I do not know how much right I am. But I personally feel, very strongly, that the ongoing Gujjar agitation for quota hike is a case of contempt of court. Their quota hike demand has been declined not by the Rajasthan government, but by the Rajasthan High Court. And by openly refusing to accept the Rajasthan High Court’s verdict, the Gujjar agitators have shown strong disrespect for the Indian judiciary. And I feel it qualifies, at least to some extent, to be a case of contempt of court.
I would have understood if there were no democratic way to challenge the Court’s decision. But that is not the case. The Gujjar agitators had the opportunity to appeal in a higher court challenging the Rajasthan High Court’s decision. But instead of doing that they went for certain disruptive activities in the name of protests and agitation.
There is another issue that I want to highlight here. One of the fundamental rights guaranteed by the Indian Constitution is the “Freedom to assemble peacefully without arms”. And it is this fundamental right that many pressure groups, etc. use (and exploit) while launching their protest/agitation. And these Gujjar agitators are also using precisely this fundamental right to launch their protests.
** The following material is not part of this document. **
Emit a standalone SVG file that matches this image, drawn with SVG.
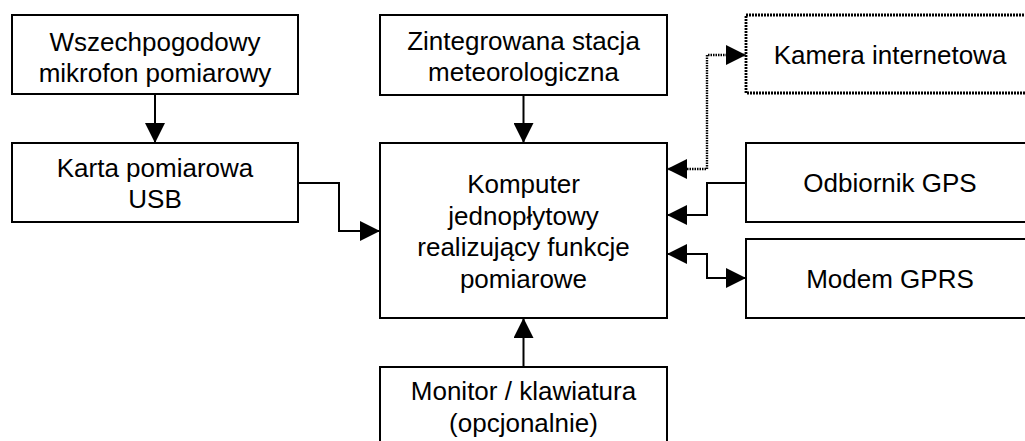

However, we often forget that while guaranteeing the fundamental rights, the Indian Constitution has also mentioned that no such right is “unlimited”. And no person/group of people can exercise a fundamental right that will hamper the fundamental right of other people.
By disrupting the train movements the Gujjar agitators are depriving the train passengers of one key fundamental right guaranteed by the same Indian Constitution – “Freedom to move freely throughout the territory of India”.
More significantly, can such an assembly be called a “peaceful assembly” which resorts to activities like disruption of train services, thereby creating so much trouble for so many innocent people?